### [What is being asked]
Copy out lines with the word "this" from the material that follows.

________________________________________

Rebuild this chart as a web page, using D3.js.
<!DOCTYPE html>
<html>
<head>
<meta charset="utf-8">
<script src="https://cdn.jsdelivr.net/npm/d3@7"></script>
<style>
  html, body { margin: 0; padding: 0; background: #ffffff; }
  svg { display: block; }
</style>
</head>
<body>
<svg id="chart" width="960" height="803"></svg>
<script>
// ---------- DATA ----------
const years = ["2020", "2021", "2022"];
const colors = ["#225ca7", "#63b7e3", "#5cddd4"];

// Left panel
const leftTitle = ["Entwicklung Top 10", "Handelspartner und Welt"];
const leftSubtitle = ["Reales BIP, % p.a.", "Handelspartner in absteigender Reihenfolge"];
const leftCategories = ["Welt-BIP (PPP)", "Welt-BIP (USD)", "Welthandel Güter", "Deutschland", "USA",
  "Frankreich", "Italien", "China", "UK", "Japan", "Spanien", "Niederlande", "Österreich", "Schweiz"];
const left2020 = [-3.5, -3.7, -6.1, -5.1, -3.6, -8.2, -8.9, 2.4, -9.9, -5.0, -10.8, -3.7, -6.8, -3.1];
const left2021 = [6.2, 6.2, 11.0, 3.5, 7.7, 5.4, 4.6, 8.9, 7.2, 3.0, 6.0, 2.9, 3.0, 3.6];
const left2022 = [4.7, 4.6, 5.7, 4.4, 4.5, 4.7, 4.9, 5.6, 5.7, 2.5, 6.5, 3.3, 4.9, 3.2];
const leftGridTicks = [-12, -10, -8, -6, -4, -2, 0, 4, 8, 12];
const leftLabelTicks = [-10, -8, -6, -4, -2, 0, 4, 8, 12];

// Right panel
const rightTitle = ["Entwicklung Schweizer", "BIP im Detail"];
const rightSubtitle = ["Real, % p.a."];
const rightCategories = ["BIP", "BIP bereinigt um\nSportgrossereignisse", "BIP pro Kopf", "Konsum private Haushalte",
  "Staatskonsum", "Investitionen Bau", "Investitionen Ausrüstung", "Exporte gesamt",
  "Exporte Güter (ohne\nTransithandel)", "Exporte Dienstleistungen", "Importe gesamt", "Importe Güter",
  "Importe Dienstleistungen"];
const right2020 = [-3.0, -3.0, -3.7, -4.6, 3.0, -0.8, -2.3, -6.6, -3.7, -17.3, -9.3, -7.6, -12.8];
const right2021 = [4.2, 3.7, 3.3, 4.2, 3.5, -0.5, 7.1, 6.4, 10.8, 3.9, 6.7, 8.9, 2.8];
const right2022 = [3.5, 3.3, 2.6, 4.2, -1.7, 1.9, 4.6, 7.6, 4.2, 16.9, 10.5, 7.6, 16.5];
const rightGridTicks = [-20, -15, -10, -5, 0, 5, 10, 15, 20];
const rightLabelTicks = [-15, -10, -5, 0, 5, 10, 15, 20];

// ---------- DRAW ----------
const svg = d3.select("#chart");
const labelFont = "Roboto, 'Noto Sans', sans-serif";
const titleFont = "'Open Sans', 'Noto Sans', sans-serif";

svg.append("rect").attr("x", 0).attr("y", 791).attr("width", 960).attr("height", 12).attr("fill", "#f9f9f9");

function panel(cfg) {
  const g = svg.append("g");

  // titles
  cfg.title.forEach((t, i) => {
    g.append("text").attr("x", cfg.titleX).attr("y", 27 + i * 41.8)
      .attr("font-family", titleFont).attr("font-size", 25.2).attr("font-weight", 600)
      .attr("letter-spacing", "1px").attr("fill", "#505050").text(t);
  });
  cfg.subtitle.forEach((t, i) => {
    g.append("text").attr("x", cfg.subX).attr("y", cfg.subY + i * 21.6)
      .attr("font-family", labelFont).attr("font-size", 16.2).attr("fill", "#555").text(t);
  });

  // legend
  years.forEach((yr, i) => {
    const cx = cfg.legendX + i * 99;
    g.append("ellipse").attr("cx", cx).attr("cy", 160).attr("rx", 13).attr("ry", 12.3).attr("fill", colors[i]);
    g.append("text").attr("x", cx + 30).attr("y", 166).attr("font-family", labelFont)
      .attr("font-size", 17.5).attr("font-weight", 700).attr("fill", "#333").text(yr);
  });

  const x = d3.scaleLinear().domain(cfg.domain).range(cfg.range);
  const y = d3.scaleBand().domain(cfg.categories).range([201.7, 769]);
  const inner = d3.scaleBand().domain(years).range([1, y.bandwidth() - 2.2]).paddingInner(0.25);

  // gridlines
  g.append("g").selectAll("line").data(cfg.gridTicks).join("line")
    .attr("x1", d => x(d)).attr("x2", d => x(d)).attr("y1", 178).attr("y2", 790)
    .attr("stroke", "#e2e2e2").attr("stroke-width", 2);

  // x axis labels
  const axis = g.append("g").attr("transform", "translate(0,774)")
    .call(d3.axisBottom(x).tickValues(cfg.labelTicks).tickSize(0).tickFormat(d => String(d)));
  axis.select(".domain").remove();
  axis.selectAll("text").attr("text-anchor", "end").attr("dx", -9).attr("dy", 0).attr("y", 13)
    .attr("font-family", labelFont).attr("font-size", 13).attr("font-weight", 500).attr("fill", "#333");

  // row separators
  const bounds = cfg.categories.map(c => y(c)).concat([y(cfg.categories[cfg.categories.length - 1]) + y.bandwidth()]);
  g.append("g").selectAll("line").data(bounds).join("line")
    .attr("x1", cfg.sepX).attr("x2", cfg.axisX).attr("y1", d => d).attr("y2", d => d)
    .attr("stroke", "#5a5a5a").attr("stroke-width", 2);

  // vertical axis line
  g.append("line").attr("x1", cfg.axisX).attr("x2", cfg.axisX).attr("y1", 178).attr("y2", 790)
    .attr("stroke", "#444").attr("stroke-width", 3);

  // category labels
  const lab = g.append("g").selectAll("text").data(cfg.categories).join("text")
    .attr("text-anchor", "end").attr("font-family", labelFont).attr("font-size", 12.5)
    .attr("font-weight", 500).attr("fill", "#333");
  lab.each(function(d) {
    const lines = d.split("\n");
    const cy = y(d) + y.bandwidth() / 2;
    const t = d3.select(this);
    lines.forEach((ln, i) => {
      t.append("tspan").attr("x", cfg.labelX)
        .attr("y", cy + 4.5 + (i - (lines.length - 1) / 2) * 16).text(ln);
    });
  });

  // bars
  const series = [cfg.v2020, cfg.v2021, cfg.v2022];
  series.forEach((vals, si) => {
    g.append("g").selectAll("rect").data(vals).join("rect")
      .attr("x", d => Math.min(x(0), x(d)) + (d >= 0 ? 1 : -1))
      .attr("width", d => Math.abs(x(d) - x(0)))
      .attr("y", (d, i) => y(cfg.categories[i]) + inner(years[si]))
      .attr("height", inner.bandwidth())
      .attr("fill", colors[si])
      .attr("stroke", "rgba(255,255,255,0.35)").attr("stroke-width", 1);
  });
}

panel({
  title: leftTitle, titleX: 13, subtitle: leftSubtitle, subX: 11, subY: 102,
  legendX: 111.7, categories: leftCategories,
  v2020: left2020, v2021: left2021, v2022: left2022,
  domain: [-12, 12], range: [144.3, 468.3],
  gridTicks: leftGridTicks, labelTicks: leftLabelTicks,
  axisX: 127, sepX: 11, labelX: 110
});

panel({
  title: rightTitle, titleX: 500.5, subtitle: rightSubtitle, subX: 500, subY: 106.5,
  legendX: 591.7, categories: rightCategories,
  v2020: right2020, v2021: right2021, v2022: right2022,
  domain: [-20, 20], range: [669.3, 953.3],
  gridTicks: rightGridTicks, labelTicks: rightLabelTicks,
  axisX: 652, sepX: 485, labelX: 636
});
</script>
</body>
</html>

________________________________________

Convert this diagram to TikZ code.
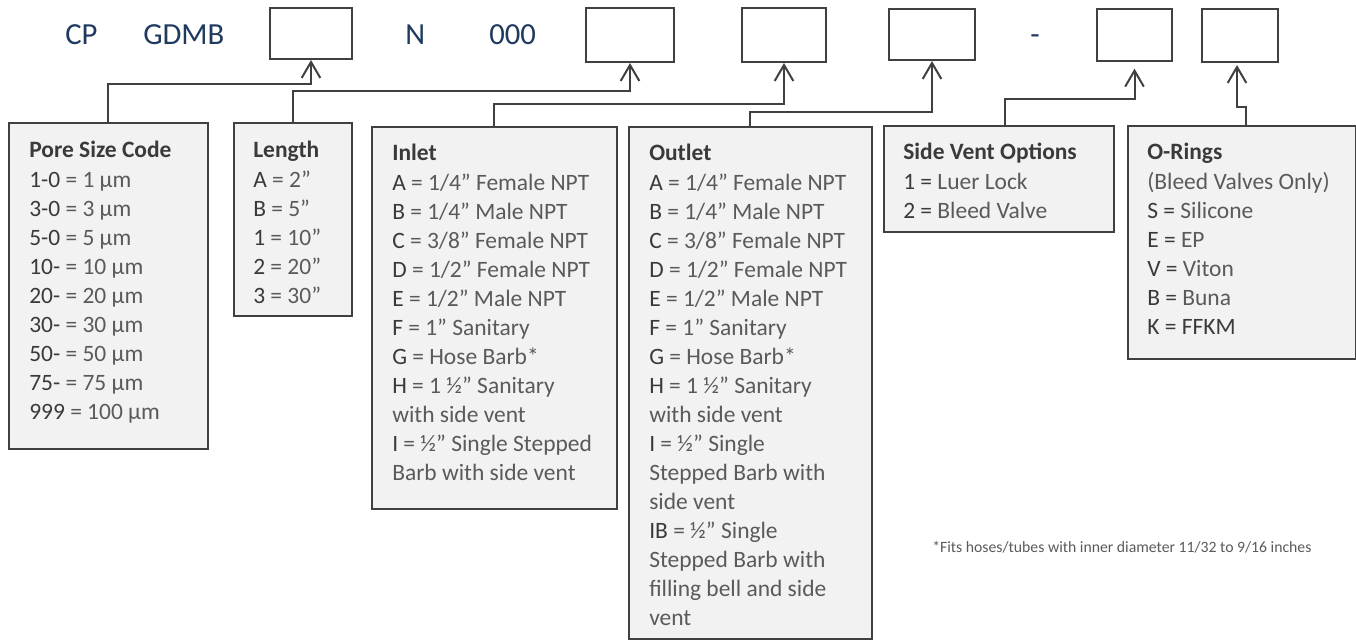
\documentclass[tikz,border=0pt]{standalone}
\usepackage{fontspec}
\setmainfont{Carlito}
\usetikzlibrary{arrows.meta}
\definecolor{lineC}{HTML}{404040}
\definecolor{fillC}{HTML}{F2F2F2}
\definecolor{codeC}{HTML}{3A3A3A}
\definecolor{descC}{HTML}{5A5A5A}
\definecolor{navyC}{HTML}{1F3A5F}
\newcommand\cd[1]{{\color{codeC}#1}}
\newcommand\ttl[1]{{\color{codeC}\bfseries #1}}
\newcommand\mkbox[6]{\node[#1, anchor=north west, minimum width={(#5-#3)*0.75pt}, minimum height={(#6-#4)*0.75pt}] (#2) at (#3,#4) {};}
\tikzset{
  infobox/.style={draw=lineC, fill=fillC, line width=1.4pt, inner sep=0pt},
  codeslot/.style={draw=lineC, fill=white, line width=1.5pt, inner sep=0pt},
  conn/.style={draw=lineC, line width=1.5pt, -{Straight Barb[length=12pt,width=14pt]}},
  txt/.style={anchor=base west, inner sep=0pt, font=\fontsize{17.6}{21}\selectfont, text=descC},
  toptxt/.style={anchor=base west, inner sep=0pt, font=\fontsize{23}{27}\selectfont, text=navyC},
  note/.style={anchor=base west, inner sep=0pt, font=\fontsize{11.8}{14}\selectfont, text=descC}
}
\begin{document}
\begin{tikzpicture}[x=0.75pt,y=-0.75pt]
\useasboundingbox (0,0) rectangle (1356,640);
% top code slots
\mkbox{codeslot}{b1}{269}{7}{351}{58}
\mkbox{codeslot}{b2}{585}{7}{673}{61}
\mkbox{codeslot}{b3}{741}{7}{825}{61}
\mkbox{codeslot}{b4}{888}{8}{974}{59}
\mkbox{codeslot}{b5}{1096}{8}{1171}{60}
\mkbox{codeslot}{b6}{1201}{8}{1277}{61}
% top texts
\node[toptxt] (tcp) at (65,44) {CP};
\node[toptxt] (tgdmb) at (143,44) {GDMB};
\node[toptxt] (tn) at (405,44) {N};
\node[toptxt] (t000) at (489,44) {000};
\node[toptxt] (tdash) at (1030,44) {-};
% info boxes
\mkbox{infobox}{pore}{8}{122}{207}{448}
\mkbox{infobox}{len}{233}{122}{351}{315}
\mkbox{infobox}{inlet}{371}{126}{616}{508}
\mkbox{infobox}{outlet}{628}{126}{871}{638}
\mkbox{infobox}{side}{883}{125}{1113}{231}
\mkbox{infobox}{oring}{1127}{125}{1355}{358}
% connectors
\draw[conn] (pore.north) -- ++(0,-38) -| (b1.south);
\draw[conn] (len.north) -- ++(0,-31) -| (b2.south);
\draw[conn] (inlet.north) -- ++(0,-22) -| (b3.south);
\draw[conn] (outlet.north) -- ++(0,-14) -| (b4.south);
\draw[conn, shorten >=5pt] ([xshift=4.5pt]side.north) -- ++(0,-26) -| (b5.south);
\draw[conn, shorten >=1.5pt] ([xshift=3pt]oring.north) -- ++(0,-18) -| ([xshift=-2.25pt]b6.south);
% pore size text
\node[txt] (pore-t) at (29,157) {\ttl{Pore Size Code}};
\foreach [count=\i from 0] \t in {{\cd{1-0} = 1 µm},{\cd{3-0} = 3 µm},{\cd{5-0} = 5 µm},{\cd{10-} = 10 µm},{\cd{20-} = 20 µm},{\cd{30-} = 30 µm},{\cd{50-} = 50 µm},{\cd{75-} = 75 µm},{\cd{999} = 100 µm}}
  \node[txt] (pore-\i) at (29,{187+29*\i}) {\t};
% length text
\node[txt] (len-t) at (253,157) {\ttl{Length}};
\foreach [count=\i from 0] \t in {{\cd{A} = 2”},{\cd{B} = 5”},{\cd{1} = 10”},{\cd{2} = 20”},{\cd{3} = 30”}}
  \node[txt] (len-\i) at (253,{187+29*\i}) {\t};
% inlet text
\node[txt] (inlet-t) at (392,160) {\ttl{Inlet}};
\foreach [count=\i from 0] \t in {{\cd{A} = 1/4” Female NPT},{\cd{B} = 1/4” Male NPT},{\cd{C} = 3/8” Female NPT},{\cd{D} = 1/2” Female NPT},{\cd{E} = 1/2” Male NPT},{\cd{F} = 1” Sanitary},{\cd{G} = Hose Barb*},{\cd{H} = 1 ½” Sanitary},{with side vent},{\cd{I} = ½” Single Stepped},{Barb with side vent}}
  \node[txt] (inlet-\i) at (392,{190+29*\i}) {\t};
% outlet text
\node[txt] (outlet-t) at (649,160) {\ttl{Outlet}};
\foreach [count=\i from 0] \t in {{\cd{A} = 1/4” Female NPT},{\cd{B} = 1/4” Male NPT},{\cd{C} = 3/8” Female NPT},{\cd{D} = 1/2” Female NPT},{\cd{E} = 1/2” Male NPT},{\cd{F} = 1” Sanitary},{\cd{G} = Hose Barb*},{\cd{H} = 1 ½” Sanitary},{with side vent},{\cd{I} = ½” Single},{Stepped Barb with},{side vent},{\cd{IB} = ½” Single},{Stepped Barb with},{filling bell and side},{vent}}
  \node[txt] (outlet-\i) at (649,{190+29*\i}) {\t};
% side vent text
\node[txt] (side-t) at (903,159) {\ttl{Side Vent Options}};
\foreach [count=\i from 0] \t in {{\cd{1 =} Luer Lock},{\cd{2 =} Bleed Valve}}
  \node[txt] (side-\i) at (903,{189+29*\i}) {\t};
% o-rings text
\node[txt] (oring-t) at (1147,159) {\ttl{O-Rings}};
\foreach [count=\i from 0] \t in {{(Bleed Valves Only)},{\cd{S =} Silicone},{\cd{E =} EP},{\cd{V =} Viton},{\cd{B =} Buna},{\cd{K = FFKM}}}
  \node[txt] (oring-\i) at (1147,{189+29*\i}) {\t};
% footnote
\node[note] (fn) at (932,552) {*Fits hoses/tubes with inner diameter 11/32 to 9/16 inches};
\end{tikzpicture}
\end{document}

________________________________________

### [Finished task]
Rebuild this chart as a web page, using D3.js.
    const t = d3.select(this);
Convert this diagram to TikZ code.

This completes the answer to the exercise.